British and US troop withdrawals are scheduled to begin this summer and by the end of the year there will have been significant reductions, even though there will still be a sizeable foreign presence for anything between four and 10 years.

Mr Maliki said that by the end of the year Iraqi forces could have taken control of all the provinces except Anbar, to the west of Baghdad, where the insurgency is strongest, and Baghdad itself.

The British forces have responsibility for four provinces: Muthanna, Maysan, Basra and Dhi Qar (where Italian troops are stationed). Muthanna, which is to the west of Basra and contains relatively small towns such as Samawa that sit beside the Euphrates, will be the first to be handed over. Next will be Maysan, to the north of Basra and where British forces have suffered heavy losses. But the violence has tended not to be from organised insurgency but from criminal gangs and renegade bands who were active even under Saddam Hussein.

As part of the agreement, the Iraqi army and police have to demonstrate that they are competent to deal with various problems. There is a long tick-list they have to satisfy, not only their ability to fight insurgents but to demonstrate that the police, as well as the army, is relatively free of sectarianism.

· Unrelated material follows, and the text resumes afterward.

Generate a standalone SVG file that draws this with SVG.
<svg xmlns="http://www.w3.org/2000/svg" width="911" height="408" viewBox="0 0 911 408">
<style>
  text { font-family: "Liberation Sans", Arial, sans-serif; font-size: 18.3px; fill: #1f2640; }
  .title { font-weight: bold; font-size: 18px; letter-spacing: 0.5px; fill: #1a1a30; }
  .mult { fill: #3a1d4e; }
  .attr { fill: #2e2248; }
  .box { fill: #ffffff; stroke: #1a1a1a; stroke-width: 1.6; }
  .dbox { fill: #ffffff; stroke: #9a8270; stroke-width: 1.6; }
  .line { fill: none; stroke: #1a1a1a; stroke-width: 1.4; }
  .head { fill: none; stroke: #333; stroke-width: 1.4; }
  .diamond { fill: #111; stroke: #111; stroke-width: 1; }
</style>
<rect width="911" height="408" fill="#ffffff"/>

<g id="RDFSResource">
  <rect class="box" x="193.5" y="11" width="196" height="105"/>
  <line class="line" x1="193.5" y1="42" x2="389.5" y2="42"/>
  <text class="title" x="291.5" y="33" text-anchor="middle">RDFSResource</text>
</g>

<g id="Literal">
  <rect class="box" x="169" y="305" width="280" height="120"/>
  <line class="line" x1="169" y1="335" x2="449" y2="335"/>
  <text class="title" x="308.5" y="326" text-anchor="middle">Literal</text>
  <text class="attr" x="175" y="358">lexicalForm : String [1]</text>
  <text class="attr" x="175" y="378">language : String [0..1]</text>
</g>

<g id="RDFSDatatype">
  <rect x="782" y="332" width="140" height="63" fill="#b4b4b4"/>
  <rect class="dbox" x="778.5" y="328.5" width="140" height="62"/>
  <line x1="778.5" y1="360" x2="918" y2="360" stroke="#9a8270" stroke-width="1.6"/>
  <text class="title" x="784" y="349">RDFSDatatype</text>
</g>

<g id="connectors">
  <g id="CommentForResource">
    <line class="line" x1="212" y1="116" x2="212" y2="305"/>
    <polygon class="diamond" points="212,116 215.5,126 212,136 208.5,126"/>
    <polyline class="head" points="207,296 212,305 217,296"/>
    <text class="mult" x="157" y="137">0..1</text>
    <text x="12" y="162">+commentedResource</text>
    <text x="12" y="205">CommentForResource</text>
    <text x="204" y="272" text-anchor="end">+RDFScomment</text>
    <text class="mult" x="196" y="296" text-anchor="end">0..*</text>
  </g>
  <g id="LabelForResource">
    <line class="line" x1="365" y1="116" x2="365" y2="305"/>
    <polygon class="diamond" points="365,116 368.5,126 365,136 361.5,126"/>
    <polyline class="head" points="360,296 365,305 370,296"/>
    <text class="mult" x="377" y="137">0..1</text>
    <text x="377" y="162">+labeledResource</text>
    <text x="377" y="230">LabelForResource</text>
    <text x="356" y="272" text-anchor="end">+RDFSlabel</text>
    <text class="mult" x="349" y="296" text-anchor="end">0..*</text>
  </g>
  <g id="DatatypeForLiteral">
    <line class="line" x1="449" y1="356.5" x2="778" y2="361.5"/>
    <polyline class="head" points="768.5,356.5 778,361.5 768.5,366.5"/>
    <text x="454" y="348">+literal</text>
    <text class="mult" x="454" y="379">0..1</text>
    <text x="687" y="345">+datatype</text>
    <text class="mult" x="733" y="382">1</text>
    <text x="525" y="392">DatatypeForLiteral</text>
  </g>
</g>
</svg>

The remaining two provinces in British hands will prove more difficult to hand over, in part because Basra is becoming more unruly and in part because the police force there is riven with sectarianism.

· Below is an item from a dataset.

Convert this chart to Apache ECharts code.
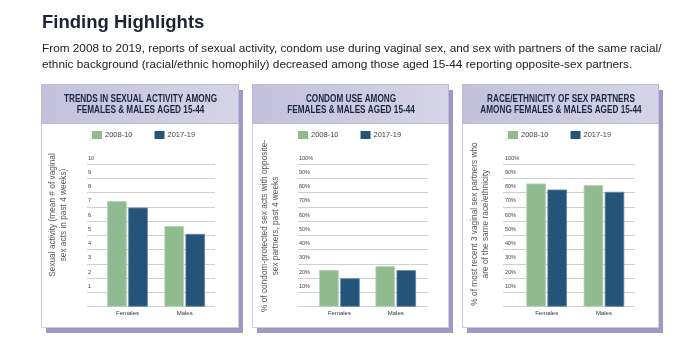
<!DOCTYPE html>
<html><head><meta charset="utf-8">
<script src="https://cdn.jsdelivr.net/npm/echarts@6/dist/echarts.min.js"></script>
<style>html,body{margin:0;padding:0;background:#fff}#c{width:700px;height:350px}</style>
</head><body><div id="c"></div>
<script>
const categories = ['Females', 'Males'];
const seriesNames = ['2008-10', '2017-19'];
// Panel 1: mean # of vaginal sex acts in past 4 weeks
const activity0810 = [7.4, 5.65];
const activity1719 = [6.95, 5.1];
// Panel 2: % condom-protected sex acts
const condom0810 = [25.7, 28.4];
const condom1719 = [19.9, 25.6];
// Panel 3: % same race/ethnicity partners
const homophily0810 = [86.3, 85.2];
const homophily1719 = [82.1, 80.5];
const ticks1 = ['', '1', '2', '3', '4', '5', '6', '7', '8', '9', '10'];
const ticksPct = ['', '10%', '20%', '30%', '40%', '50%', '60%', '70%', '80%', '90%', '100%'];

const panelTitles = [
  'TRENDS IN SEXUAL ACTIVITY AMONG\nFEMALES & MALES AGED 15-44',
  'CONDOM USE AMONG\nFEMALES & MALES AGED 15-44',
  'RACE/ETHNICITY OF SEX PARTNERS\nAMONG FEMALES & MALES AGED 15-44'
];
const yNames = [
  'Sexual activity (mean # of vaginal\nsex acts in past 4 weeks)',
  '% of condom-protected sex acts with opposite-\nsex partners, past 4 weeks',
  '% of most recent 3 vaginal sex partners who\nare of the same race/ethnicity'
];

const GREEN = '#8fbb8f', BLUE = '#245479';
const chart = echarts.init(document.getElementById('c'), null, {renderer: 'canvas'});

const panels = [
  {x: 41, w: 197, lineL: 87, lineW: 128, barL: 98.9, barW: 114.4, lm: 1, nameX: 58, nameY: 215, legL: 92,
   max: 10, interval: 1, labels: ticks1, d1: activity0810, d2: activity1719},
  {x: 252, w: 196, lineL: 298, lineW: 130, barL: 311.3, barW: 112.6, lm: 1, nameX: 270, nameY: 226, legL: 298,
   max: 100, interval: 10, labels: ticksPct, d1: condom0810, d2: condom1719},
  {x: 462, w: 196, lineL: 503, lineW: 132, barL: 518, barW: 114.6, lm: 2, nameX: 480, nameY: 224, legL: 508,
   max: 100, interval: 10, labels: ticksPct, d1: homophily0810, d2: homophily1719}
];
const TOP = 164, BOTTOM = 350 - 306.7, PTOP = 84, PBOT = 327, HEADH = 39;

const grid = [], xAxis = [], yAxis = [], series = [], legend = [], graphic = [];
const tickFont = {fontSize: 5.5, color: '#444', fontFamily: 'Liberation Sans, Arial'};

panels.forEach((p, i) => {
  grid.push({left: p.lineL, width: p.lineW, top: TOP, bottom: BOTTOM});
  grid.push({left: p.barL, width: p.barW, top: TOP, bottom: BOTTOM});
  const gL = i * 2, gB = i * 2 + 1;
  xAxis.push({gridIndex: gL, type: 'value', show: false, min: 0, max: 1});
  xAxis.push({gridIndex: gB, type: 'category', data: categories,
    axisLine: {show: false}, axisTick: {show: false},
    axisLabel: {margin: 4, fontSize: 6, color: '#333', fontFamily: 'Liberation Sans, Arial'}});
  yAxis.push({gridIndex: gL, type: 'value', min: 0, max: p.max, interval: p.interval,
    axisLine: {show: false}, axisTick: {show: false},
    splitLine: {show: true, lineStyle: {color: '#d0d0d0', width: 1}},
    axisLabel: Object.assign({inside: true, margin: p.lm, verticalAlign: 'bottom', padding: [0, 0, 3, 0],
      formatter: (v) => p.labels[Math.round(v / p.interval)]}, tickFont)});
  yAxis.push({gridIndex: gB, type: 'value', min: 0, max: p.max, show: false});
  series.push({type: 'bar', name: seriesNames[0], xAxisIndex: gB, yAxisIndex: gB, data: p.d1,
    barWidth: 19.5, barGap: '8%', itemStyle: {color: GREEN, borderColor: '#b3d0b3', borderWidth: 0.8}});
  series.push({type: 'bar', name: seriesNames[1], xAxisIndex: gB, yAxisIndex: gB, data: p.d2,
    barWidth: 19.5, barGap: '8%', itemStyle: {color: BLUE, borderColor: '#5f85a6', borderWidth: 0.8}});
  legend.push({data: seriesNames, left: p.legL, top: 131, padding: 0, itemWidth: 10, itemHeight: 8, itemGap: 22,
    icon: 'rect', selectedMode: false, itemStyle: {borderWidth: 0},
    textStyle: {fontSize: 7.5, color: '#444', padding: [0, 0, 0, -2], fontFamily: 'Liberation Sans, Arial'}});

  graphic.push({type: 'rect', z: -20, shape: {x: p.x + 5, y: PTOP + 6, width: p.w, height: PBOT - PTOP},
    style: {fill: '#9d99c6'}});
  graphic.push({type: 'rect', z: -19, shape: {x: p.x + 0.5, y: PTOP + 0.5, width: p.w, height: PBOT - PTOP},
    style: {fill: '#ffffff', stroke: '#cfcde0', lineWidth: 1}});
  graphic.push({type: 'rect', z: -18, shape: {x: p.x + 0.5, y: PTOP + 0.5, width: p.w, height: HEADH},
    style: {fill: new echarts.graphic.LinearGradient(0, 0, 1, 0, [
      {offset: 0, color: '#c3c0dc'}, {offset: 1, color: '#d6d4e8'}]), stroke: '#bdbad6', lineWidth: 1}});
  graphic.push({type: 'text', z: 10, x: p.x + p.w / 2 + 1, y: PTOP + HEADH / 2 + 1, scaleX: 0.82,
    style: {text: panelTitles[i], fill: '#1c2540', align: 'center', verticalAlign: 'middle',
      font: 'bold 10px "Liberation Sans", Arial', lineHeight: 11}});
  graphic.push({type: 'text', z: 10, x: p.nameX, y: p.nameY, rotation: Math.PI / 2,
    style: {text: yNames[i], fill: '#555', align: 'center', verticalAlign: 'middle',
      font: '8.3px "Liberation Sans", Arial', lineHeight: 10.5}});
});

graphic.push({type: 'text', x: 42, y: 23, z: 10,
  style: {text: 'Finding Highlights', fill: '#1b2232', verticalAlign: 'middle',
    font: 'bold 18.5px "Liberation Sans", Arial'}});
graphic.push({type: 'text', x: 42, y: 56.7, z: 10,
  style: {text: 'From 2008 to 2019, reports of sexual activity, condom use during vaginal sex, and sex with partners of the same racial/\nethnic background (racial/ethnic homophily) decreased among those aged 15-44 reporting opposite-sex partners.',
    fill: '#222', verticalAlign: 'middle', lineHeight: 16.5, font: '11.8px "Liberation Sans", Arial'}});

chart.setOption({
  animation: false,
  backgroundColor: '#fff',
  grid, xAxis, yAxis, series, legend, graphic
});
</script>
</body></html>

The US withdrawal is more problematic, mainly because the Americans are facing a more sustained insurgency campaign. But the intensity of the fighting in Baghdad, Anbar and, until the middle of last year, Nineva overshadows the relative peace in other parts of the US sector. First up for withdrawal is expected to be Najaf, the holy Shia city.

The US had been planning for the Iraqi forces to take over by July half of what the Pentagon refers to as its "battlespace". But that was before the insurgents increased their attacks in the past few months, killing hundreds of Iraqi civilians.

Insurgent attacks on US forces in March and April were at their highest since last autumn.

In a report to the Pentagon, Gen Barry McCaffrey, a retired commander who teaches at West Point, has warned that the Iraqi army is still badly equipped, with only a few light vehicles and almost no mortars, heavy machine guns, decent communications equipment, artillery, air cargo transport, helicopter troop carriers or strike aircraft of its own.